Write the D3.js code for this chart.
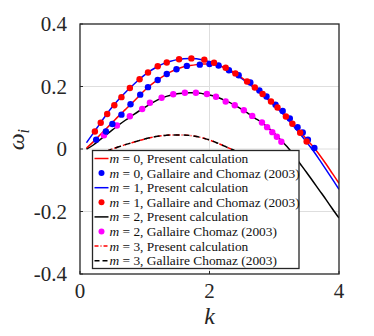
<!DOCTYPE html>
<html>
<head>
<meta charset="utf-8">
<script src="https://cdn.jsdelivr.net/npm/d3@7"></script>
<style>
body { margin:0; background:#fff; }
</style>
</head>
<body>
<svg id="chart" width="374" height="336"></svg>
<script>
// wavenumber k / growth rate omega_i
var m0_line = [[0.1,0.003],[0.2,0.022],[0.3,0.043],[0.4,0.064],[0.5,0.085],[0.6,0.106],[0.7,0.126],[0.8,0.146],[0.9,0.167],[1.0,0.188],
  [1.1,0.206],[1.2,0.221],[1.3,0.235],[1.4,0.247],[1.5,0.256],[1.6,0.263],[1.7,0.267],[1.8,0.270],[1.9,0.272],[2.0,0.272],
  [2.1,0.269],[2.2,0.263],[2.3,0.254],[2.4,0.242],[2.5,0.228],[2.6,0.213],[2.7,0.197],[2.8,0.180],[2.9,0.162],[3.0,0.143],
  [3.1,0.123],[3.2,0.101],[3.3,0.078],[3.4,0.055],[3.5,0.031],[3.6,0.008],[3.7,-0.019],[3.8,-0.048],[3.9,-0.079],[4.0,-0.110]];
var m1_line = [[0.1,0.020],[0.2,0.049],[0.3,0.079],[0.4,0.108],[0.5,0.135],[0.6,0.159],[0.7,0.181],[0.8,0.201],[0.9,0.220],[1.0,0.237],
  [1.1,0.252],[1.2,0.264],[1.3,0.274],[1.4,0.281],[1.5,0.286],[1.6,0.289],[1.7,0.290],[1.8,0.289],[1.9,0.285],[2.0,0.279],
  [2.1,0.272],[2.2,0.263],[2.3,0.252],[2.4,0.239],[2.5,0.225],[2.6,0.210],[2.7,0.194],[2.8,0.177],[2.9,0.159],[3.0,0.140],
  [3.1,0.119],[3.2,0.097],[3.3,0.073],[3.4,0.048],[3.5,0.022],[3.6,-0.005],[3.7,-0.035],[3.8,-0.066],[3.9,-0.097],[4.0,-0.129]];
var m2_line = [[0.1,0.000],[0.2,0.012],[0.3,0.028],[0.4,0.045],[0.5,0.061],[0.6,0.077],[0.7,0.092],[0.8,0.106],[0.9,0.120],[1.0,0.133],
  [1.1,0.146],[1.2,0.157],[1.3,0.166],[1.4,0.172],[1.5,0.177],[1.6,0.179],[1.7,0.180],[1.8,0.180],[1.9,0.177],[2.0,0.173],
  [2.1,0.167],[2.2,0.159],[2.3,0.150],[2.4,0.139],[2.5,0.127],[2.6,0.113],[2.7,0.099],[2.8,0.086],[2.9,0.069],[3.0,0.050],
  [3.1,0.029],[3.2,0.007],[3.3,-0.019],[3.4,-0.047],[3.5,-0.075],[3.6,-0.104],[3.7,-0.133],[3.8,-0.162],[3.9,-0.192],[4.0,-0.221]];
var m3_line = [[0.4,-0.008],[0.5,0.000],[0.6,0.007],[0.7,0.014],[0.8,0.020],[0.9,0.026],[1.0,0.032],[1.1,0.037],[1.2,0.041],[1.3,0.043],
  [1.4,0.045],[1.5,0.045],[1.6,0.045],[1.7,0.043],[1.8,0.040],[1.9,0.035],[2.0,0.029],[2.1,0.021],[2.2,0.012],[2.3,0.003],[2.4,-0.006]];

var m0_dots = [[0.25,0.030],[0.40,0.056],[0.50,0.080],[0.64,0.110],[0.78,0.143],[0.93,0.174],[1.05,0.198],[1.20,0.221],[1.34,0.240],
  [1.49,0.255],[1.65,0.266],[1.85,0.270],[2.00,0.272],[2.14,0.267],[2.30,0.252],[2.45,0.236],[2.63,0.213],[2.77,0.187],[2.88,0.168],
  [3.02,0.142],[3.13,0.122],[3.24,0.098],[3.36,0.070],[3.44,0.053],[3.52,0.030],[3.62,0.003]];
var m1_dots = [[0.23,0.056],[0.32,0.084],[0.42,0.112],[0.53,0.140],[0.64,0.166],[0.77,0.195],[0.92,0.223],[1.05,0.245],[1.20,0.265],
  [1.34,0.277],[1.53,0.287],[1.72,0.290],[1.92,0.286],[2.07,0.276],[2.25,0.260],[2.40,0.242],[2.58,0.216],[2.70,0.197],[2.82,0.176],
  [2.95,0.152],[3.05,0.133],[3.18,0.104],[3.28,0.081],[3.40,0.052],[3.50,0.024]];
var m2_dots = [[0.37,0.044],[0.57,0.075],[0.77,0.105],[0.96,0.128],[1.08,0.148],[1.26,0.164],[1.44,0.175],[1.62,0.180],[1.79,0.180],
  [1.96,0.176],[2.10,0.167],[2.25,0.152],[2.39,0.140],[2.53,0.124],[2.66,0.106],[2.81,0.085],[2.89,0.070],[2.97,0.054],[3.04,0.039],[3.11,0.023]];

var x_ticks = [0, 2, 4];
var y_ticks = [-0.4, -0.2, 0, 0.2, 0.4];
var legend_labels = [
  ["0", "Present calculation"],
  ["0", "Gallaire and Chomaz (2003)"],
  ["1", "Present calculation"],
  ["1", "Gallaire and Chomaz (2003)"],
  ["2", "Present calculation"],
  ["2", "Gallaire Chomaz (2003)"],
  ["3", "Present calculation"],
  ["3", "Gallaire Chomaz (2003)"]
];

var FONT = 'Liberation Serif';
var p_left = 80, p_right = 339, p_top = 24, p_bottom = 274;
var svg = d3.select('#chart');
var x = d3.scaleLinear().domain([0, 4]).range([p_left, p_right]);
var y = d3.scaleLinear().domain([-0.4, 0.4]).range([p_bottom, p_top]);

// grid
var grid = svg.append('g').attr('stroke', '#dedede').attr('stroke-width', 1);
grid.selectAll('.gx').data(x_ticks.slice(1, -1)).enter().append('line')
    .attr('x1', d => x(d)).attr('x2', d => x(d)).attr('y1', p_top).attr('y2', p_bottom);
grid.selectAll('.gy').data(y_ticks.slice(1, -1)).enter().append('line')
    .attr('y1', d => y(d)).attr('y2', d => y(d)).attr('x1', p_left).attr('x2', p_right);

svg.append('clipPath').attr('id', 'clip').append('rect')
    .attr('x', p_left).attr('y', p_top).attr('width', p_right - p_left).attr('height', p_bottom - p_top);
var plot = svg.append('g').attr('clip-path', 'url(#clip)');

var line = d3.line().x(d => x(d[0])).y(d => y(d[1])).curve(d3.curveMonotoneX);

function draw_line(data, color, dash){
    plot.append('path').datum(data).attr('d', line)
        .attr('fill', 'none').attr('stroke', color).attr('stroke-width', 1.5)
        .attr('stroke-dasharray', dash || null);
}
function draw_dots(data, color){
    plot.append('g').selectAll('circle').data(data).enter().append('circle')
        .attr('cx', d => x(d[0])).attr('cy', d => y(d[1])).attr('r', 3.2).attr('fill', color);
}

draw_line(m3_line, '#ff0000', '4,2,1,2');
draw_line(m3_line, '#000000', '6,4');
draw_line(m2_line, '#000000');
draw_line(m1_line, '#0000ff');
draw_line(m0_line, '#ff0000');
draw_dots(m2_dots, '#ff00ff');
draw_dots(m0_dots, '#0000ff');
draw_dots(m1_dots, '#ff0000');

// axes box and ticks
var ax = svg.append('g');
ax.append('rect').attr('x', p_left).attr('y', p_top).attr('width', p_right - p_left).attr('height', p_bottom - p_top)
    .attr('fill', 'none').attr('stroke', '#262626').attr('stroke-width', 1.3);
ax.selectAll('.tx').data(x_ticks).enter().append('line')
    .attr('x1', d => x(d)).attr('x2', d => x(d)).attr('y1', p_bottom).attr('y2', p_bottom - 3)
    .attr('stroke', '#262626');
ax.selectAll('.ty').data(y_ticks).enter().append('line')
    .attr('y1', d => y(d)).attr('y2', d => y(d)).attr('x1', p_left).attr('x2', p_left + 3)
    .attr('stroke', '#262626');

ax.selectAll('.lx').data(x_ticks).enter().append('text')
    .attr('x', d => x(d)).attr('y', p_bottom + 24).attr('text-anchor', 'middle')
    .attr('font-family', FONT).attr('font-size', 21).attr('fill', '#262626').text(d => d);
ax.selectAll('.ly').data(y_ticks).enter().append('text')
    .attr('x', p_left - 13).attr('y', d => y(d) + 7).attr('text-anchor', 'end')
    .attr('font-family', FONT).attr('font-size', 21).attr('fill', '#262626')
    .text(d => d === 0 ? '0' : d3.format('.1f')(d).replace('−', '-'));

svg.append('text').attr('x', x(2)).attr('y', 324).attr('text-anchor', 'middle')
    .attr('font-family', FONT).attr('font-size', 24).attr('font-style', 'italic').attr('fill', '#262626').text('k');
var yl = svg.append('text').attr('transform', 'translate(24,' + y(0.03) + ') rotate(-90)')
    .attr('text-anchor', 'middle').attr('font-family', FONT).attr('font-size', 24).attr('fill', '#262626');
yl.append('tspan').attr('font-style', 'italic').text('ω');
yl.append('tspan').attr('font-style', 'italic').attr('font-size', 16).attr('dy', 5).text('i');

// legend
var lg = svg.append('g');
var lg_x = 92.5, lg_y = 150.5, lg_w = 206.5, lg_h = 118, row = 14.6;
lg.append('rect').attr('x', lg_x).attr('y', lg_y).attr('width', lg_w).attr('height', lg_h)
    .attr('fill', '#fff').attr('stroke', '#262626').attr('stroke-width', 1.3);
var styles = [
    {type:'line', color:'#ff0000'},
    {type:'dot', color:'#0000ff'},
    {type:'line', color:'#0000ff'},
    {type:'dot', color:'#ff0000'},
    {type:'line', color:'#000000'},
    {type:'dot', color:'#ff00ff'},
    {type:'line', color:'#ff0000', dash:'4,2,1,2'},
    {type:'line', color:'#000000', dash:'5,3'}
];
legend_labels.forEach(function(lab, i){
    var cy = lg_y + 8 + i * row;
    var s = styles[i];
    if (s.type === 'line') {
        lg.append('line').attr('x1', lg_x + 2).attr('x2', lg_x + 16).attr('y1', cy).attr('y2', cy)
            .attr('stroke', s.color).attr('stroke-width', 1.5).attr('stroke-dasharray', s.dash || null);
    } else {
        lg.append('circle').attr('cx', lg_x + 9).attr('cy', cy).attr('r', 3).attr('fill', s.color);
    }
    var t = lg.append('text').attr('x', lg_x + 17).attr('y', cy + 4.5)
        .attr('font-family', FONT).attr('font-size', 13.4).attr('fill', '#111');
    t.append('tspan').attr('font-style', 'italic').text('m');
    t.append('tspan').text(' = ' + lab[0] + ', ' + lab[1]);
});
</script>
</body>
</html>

> [STATED PROBLEM] Which lines in the data above contain "chart"? Show each one.

> [RESULT FOR THIS EXERCISE]
Write the D3.js code for this chart.
<svg id="chart" width="374" height="336"></svg>
var svg = d3.select('#chart');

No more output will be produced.